Set the categories to the specified ones.

None of them seem to do what I need to do.

So it seems the way to go would be:

import pandas as pd

df = pd.DataFrame({'col': ["a", "b", "c"]}, dtype="category")
df.loc[df["col"] == "a", "col"] = "b"
df["col"] = df["col"].astype("category").cat.remove_unused_categories()

Which is far from what the warning message suggests.

So at the end:

phofl commented 7 months ago

I think making rename_categories accept this might make the most sense, the solution you arrived at is probably the best case at the moment but obviously not great

cc @jbrockmendel

lesteve commented 7 months ago

FWIW I ended up with this (not great either), that I find a bit more readable (but this may depend on the reader :wink:):

import pandas as pd

df = pd.DataFrame({'col': ["a", "b", "c"]}, dtype="category")
df['col'] = df['col'].astype(object).replace(to_replace="a", value="b").astype("category")
jbrockmendel commented 7 months ago

i think eventually we want users to do obj.replace('a', 'b').cat.remove_unused_categories().
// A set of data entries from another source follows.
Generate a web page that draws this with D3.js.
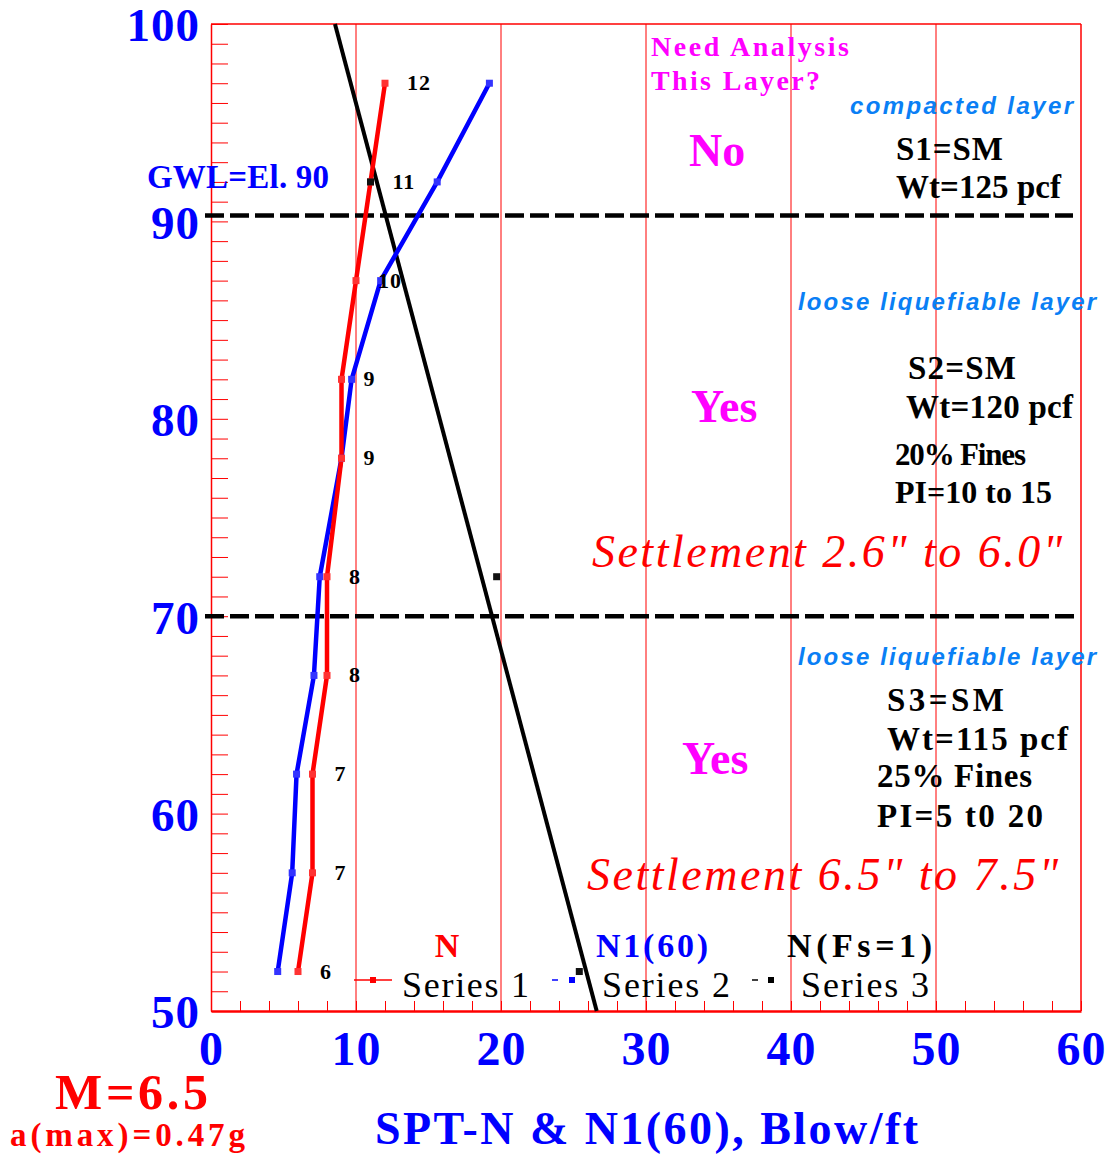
<!DOCTYPE html>
<html><head><meta charset="utf-8">
<script src="https://cdn.jsdelivr.net/npm/d3@7"></script>
<style>body{margin:0;background:#fff}svg{display:block}</style>
</head><body><svg id="c" width="1109" height="1156"></svg>
<script>
// ---- data ----
const elevations = [97, 92, 87, 82, 78, 72, 67, 62, 57, 52];
const nValues = [12, 11, 10, 9, 9, 8, 8, 7, 7, 6];
const n160Values = [19.2, 15.6, 11.7, 9.7, 9.0, 7.5, 7.1, 5.9, 5.6, 4.6];
const fsElevations = [92, 72, 52];
const fsValues = [11, 19.7, 25.4];
const fsLineElev = [100, 50];
const fsLineValues = [8.55, 26.6];
const layerBoundaries = [90.3, 70];
const xTicks = [0, 10, 20, 30, 40, 50, 60];
const yTicks = [50, 60, 70, 80, 90, 100];
const seriesNames = ["Series 1", "Series 2", "Series 3"];
const seriesTitles = ["N", "N1(60)", "N(Fs=1)"];

// ---- drawing ----
const SERIF = "'Liberation Serif','Times New Roman',serif";
const SANS = "'Liberation Sans',Arial,sans-serif";
const svg = d3.select("#c");
const x = d3.scaleLinear().domain([0, 60]).range([211, 1081]);
const y = d3.scaleLinear().domain([50, 100]).range([1011, 24]);

// vertical gridlines + frame
svg.append("g").selectAll("line").data(xTicks.slice(1)).join("line")
  .attr("x1", d => x(d)).attr("x2", d => x(d)).attr("y1", y(100)).attr("y2", y(50))
  .attr("stroke", "#ff0000").attr("stroke-width", d => d === 60 ? 1.5 : 1);
svg.append("line").attr("x1", x(0)).attr("x2", x(60)).attr("y1", y(100)).attr("y2", y(100))
  .attr("stroke", "#ff0000").attr("stroke-width", 1.5);

// minor ticks
const gxm = svg.append("g").attr("transform", `translate(0,${y(50)})`)
  .call(d3.axisBottom(x).tickValues(d3.range(0, 61, 2)).tickSize(-10).tickFormat("").tickSizeOuter(0));
gxm.selectAll("line").attr("stroke", "#ff0000").attr("stroke-width", 1);
gxm.select(".domain").attr("stroke", "#ff0000").attr("stroke-width", 2.5);
const gym = svg.append("g").attr("transform", `translate(${x(0)},0)`)
  .call(d3.axisLeft(y).tickValues(d3.range(50, 101, 1)).tickSize(-17).tickFormat("").tickSizeOuter(0));
gym.selectAll("line").attr("stroke", "#ff0000").attr("stroke-width", 1);
gym.select(".domain").attr("stroke", "#ff0000").attr("stroke-width", 1.5);

// tick labels
const gx = svg.append("g").attr("transform", `translate(0,${y(50)})`)
  .call(d3.axisBottom(x).tickValues(xTicks).tickSize(0).tickPadding(20).tickFormat(d3.format("d")));
gx.select(".domain").remove();
gx.selectAll("text").attr("fill", "#0000ff").attr("font-family", SERIF).attr("font-weight", "bold")
  .attr("font-size", 48).attr("letter-spacing", 1);
const gy = svg.append("g").attr("transform", `translate(${x(0)},0)`)
  .call(d3.axisLeft(y).tickValues(yTicks).tickSize(0).tickPadding(11).tickFormat(d3.format("d")));
gy.select(".domain").remove();
gy.selectAll("text").attr("fill", "#0000ff").attr("font-family", SERIF).attr("font-weight", "bold")
  .attr("font-size", 47).attr("letter-spacing", 1).attr("dy", "0.36em");

// layer boundaries (dashed)
svg.append("g").selectAll("line").data(layerBoundaries).join("line")
  .attr("x1", x(0) - 6).attr("x2", (d, i) => x(60) - (i === 0 ? 8 : 3))
  .attr("y1", d => y(d)).attr("y2", d => y(d))
  .attr("stroke", "#000").attr("stroke-width", 4.5).attr("stroke-dasharray", "19,6");

// Fs=1 line
const fsLine = fsLineElev.map((e, i) => [fsLineValues[i], e]);
svg.append("path").datum(fsLine)
  .attr("d", d3.line().x(d => x(d[0])).y(d => y(d[1])))
  .attr("fill", "none").attr("stroke", "#000").attr("stroke-width", 4);

// series lines
const line = d3.line().x(d => x(d[0])).y(d => y(d[1]));
const nData = elevations.map((e, i) => [nValues[i], e]);
const n160Data = elevations.map((e, i) => [n160Values[i], e]);
svg.append("path").datum(n160Data).attr("d", line).attr("fill", "none")
  .attr("stroke", "#0000ff").attr("stroke-width", 4.5).attr("stroke-linejoin", "round");
svg.append("path").datum(nData).attr("d", line).attr("fill", "none")
  .attr("stroke", "#ff0000").attr("stroke-width", 4.5).attr("stroke-linejoin", "round");

function markers(data, color) {
  svg.append("g").selectAll("rect").data(data).join("rect")
    .attr("x", d => x(d[0]) - 3.5).attr("y", d => y(d[1]) - 3.5)
    .attr("width", 7).attr("height", 7).attr("fill", color);
}
markers(n160Data, "#3333ff");
markers(nData, "#ff3333");
markers(fsValues.map((v, i) => [v, fsElevations[i]]), "#111");

// N value labels
svg.append("g").selectAll("text").data(nData).join("text")
  .attr("x", d => x(d[0]) + 22).attr("y", d => y(d[1]) + 7)
  .attr("font-family", SERIF).attr("font-weight", "bold").attr("font-size", 22)
  .attr("letter-spacing", 1).attr("fill", "#000").text(d => d[0]);

// text helper
function txt(xp, yp, s, o) {
  const t = svg.append("text").attr("x", xp).attr("y", yp).text(s)
    .attr("font-family", o.family || SERIF).attr("font-size", o.size)
    .attr("font-weight", o.weight || "bold").attr("font-style", o.style || "normal")
    .attr("fill", o.fill || "#000");
  if (o.anchor) t.attr("text-anchor", o.anchor);
  if (o.len) t.attr("textLength", o.len).attr("lengthAdjust", "spacing");
  return t;
}

// legend
const legendSamples = [
  {x0: 354, x1: 392, m: 373, color: "#ff0000", tx: 402, tlen: 127, hx: 447, hlen: null, hcolor: "#ff0000"},
  {x0: 552, x1: 558, m: 572, color: "#0000ff", tx: 602, tlen: 128, hx: 596, hlen: 112, hcolor: "#0000ff"},
  {x0: 752, x1: 758, m: 771, color: "#000", tx: 801, tlen: 128, hx: 787, hlen: 145, hcolor: "#000"}
];
seriesNames.forEach((name, i) => {
  const s = legendSamples[i];
  svg.append("line").attr("x1", s.x0).attr("x2", s.x1).attr("y1", 980).attr("y2", 980)
    .attr("stroke", s.color).attr("stroke-width", 1.5);
  svg.append("rect").attr("x", s.m - 3).attr("y", 977).attr("width", 6).attr("height", 6).attr("fill", s.color);
  txt(s.tx, 997, name, {size: 36, weight: "normal", len: s.tlen});
  txt(s.hx, 957, seriesTitles[i], {size: 34, fill: s.hcolor, len: s.hlen, anchor: s.hlen ? null : "middle"});
});

// annotations
const MAG = "#ff00ff", LB = "#0a7ff5";
txt(651, 56, "Need Analysis", {size: 28, fill: MAG, len: 198});
txt(651, 90, "This Layer?", {size: 28, fill: MAG, len: 169});
txt(850, 114, "compacted layer", {size: 24, family: SANS, style: "italic", fill: LB, len: 223});
txt(689, 166, "No", {size: 46, fill: MAG});
txt(896, 160, "S1=SM", {size: 33, len: 107});
txt(896, 198, "Wt=125 pcf", {size: 33, len: 165});
txt(147, 188, "GWL=El.  90", {size: 33, fill: "#0000ff", len: 182});

txt(798, 310, "loose liquefiable layer", {size: 24, family: SANS, style: "italic", fill: LB, len: 298});
txt(691, 422, "Yes", {size: 46, fill: MAG});
txt(908, 379, "S2=SM", {size: 33, len: 108});
txt(906, 418, "Wt=120 pcf", {size: 33, len: 167});
txt(895, 465, "20% Fines", {size: 31, len: 131});
txt(895, 503, "PI=10 to 15", {size: 32, len: 157});
txt(592, 567, "Settlement 2.6\" to 6.0\"", {size: 46, weight: "normal", style: "italic", fill: "#ff0000", len: 470});

txt(798, 665, "loose liquefiable layer", {size: 24, family: SANS, style: "italic", fill: LB, len: 298});
txt(887, 711, "S3=SM", {size: 33, len: 117});
txt(887, 750, "Wt=115 pcf", {size: 33, len: 181});
txt(682, 774, "Yes", {size: 46, fill: MAG});
txt(877, 787, "25% Fines", {size: 33, len: 155});
txt(877, 827, "PI=5 t0 20", {size: 33, len: 166});
txt(587, 890, "Settlement 6.5\" to 7.5\"", {size: 46, weight: "normal", style: "italic", fill: "#ff0000", len: 471});

txt(55, 1109, "M=6.5", {size: 50, fill: "#ff0000", len: 153});
txt(10, 1146, "a(max)=0.47g", {size: 33, fill: "#ff0000", len: 235});
txt(375, 1144, "SPT-N & N1(60), Blow/ft", {size: 46, fill: "#0000ff", len: 543});
</script>
</body></html>
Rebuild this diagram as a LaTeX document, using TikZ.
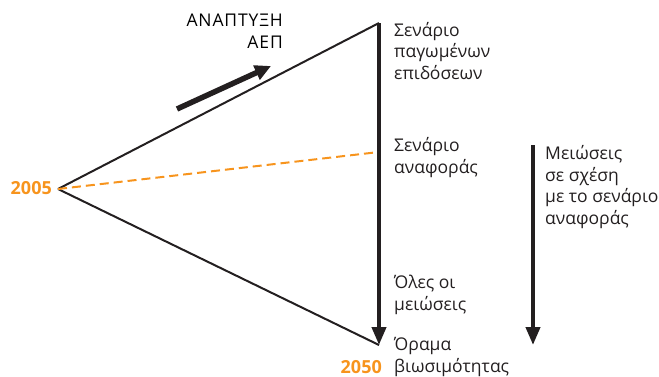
\documentclass[tikz,border=0pt]{standalone}
\usepackage{fontspec}
\setmainfont{Open Sans}
\usetikzlibrary{arrows.meta,positioning}
\definecolor{ink}{HTML}{231F20}
\definecolor{amber}{HTML}{F7941D}
\tikzset{
  lbl/.style={font=\fontsize{17.5}{21.5}\selectfont\color{ink},align=left,anchor=base west,inner sep=0pt},
  yr/.style={font=\fontsize{18}{21.5}\selectfont\bfseries\color{amber},inner sep=0pt},
  edge/.style={line width=2pt,color=ink},
  fall/.style={-{Triangle[length=18pt,width=14pt]},line width=4pt,color=ink},
  growarr/.style={-{Triangle[length=16pt,width=15pt]},line width=5.5pt,color=ink},
  base/.style={dash pattern=on 9pt off 5pt,line width=2pt,color=amber},
}
\begin{document}
\begin{tikzpicture}[x=1pt,y=-1pt]
\useasboundingbox (0,0) rectangle (659,376);
% corners of the triangle
\coordinate (start) at (58,189);
\coordinate (top) at (379,23);
\coordinate (ref) at (379,152);
\coordinate (bot) at (379,345);
\draw[edge] (start) -- (top);
\draw[edge] (start) -- (bot);
\draw[base] (start) -- (ref);
\draw[fall] (top) -- (bot);
% growth arrow
\coordinate (g0) at (177,109);
\coordinate (g1) at (271,66);
\draw[growarr] (g0) -- (g1);
% reductions arrow
\coordinate (r0) at (533,145);
\coordinate (r1) at (533,345);
\draw[fall] (r0) -- (r1);
% texts (base = last line)
\node[lbl,align=right,anchor=base east,font=\fontsize{17.5}{21.5}\selectfont\addfontfeature{LetterSpace=5}] (gdp) at (283,48) {ΑΝΑΠΤΥΞΗ\\ΑΕΠ};
\node[lbl] (frozen) at (394,79) {Σενάριο\\παγωμένων\\επιδόσεων};
\node[lbl] (refsc) at (394,173) {Σενάριο\\αναφοράς};
\node[lbl] (cuts) at (545,224) {Μειώσεις\\σε σχέση\\με το σενάριο\\αναφοράς};
\node[lbl] (allcuts) at (394,310) {Όλες οι\\μειώσεις};
\node[lbl] (vision) at (394,372) {Όραμα\\βιωσιμότητας};
\node[yr,anchor=base east] (y05) at (52,194) {2005};
\node[yr,anchor=base east] (y50) at (382,373) {2050};
\end{tikzpicture}
\end{document}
That works now, but the .replace issues a warning. i guess we could update the warning message to suggest this pattern for that particular use case

adrinjalali commented 7 months ago

@jbrockmendel your code gives this warning now:

FutureWarning: The behavior of Series.replace (and DataFrame.replace) with CategoricalDtype is deprecated. In a future version, replace will only be used for cases that preserve the categories. To change the categories, use ser.cat.rename_categories instead.

I'm not sure if you want to remove the warning in this case, or to suggest a different solution?

stuarteberg commented 5 days ago

Thanks for this thread.

That works now, but the .replace issues a warning. i guess we could update the warning message to suggest this pattern for that particular use case.

The warning says:

In a future version, replace will only be used for cases that preserve the categories.

I would have expected a warning only if I were introducing NEW categories. If I'm just consolidating existing categories, there is no need for the dtype to change (thus, the categories can be preserved, even if some are now unused). Why is a warning necessary at all?